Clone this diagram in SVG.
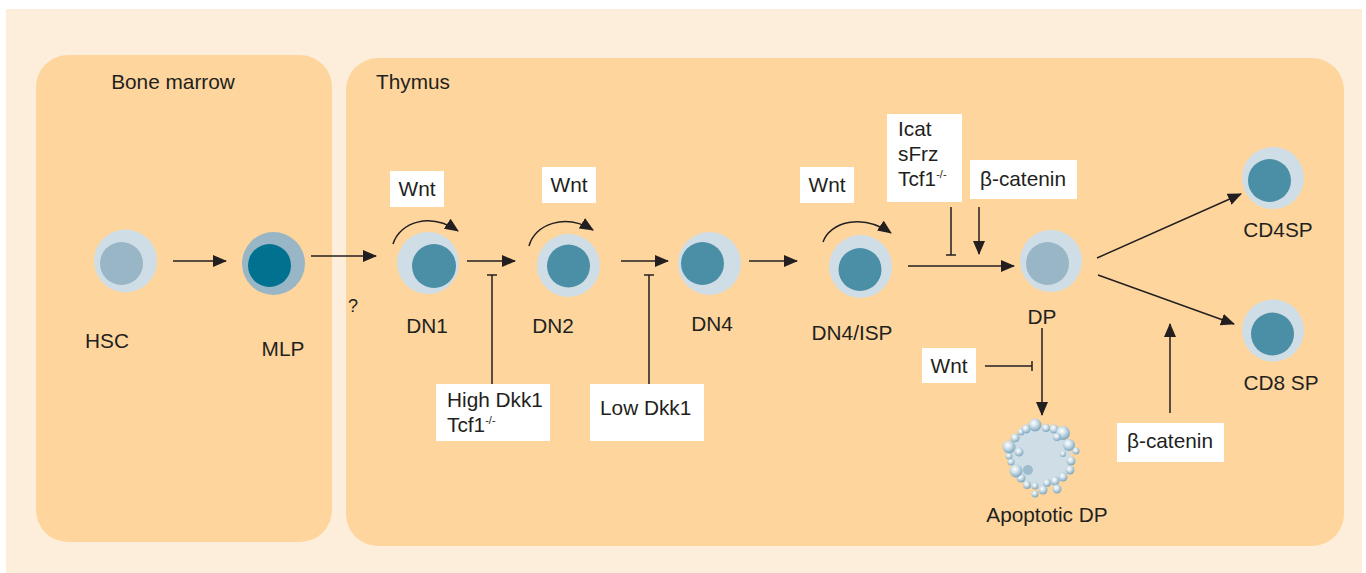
§ §
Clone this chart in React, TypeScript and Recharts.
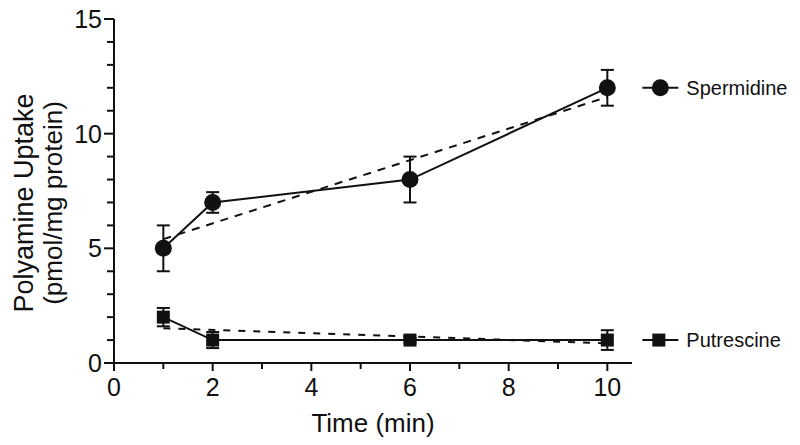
§ §
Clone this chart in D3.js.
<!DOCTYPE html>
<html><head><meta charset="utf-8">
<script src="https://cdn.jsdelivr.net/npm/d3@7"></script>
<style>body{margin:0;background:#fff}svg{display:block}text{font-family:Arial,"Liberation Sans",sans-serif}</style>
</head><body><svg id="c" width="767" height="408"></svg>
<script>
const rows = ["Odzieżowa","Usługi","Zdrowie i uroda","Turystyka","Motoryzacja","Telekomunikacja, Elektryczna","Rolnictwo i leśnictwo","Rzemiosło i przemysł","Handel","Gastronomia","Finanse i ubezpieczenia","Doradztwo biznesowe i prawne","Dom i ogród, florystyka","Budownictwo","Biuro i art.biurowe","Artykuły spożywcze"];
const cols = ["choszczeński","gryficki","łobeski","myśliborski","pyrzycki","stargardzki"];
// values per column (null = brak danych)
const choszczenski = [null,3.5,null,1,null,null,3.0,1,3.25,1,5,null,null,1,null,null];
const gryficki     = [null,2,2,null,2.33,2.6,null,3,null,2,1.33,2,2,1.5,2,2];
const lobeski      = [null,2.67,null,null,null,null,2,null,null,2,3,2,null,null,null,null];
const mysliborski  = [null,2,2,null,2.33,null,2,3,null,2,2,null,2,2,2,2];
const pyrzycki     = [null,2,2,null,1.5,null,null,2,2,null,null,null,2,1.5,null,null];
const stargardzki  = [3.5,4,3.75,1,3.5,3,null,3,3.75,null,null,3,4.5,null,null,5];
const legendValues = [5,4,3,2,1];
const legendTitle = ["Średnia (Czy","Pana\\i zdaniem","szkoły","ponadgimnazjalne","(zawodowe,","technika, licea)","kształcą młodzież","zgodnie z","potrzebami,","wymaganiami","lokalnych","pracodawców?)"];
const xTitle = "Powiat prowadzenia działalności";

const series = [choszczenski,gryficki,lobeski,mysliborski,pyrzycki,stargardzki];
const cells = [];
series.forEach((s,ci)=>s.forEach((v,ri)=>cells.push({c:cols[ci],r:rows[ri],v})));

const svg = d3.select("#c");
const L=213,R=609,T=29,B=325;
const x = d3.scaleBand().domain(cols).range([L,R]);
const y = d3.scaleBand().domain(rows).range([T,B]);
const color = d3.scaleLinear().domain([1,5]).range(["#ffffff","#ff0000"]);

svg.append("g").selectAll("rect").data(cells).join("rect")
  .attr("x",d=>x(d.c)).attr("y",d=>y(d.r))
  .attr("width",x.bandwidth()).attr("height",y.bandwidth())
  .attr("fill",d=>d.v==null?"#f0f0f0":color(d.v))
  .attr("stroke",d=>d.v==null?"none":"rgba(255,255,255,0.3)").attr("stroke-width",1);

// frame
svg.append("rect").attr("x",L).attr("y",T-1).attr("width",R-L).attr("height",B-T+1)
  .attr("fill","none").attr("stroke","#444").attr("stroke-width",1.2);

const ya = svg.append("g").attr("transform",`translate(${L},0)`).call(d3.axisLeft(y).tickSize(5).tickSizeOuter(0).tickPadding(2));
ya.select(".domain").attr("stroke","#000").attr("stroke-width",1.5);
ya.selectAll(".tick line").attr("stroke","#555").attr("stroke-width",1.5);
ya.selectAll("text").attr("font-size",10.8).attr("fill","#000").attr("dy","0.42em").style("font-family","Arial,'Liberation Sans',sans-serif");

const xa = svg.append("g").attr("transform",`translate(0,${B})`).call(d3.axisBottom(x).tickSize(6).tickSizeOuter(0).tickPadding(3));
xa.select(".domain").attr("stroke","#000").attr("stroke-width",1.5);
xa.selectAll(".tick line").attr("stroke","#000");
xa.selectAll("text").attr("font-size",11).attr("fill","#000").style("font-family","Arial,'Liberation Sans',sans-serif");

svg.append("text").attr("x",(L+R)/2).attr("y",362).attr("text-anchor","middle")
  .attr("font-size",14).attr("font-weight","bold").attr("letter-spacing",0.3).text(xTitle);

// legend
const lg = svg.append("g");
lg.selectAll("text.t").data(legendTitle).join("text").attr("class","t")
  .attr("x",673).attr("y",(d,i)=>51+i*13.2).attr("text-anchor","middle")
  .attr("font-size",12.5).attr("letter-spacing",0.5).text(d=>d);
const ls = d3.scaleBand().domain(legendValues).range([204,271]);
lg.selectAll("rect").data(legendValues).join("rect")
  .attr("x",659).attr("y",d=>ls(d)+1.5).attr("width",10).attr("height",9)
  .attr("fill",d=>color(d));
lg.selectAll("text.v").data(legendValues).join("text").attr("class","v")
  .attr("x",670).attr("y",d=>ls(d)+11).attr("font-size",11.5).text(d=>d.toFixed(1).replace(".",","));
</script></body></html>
§ §
### Description of the task
Find every line in the records above that holds the word "Clone", and copy each one.

### Response to the exercise
Clone this diagram in SVG.
Clone this chart in React, TypeScript and Recharts.
Clone this chart in D3.js.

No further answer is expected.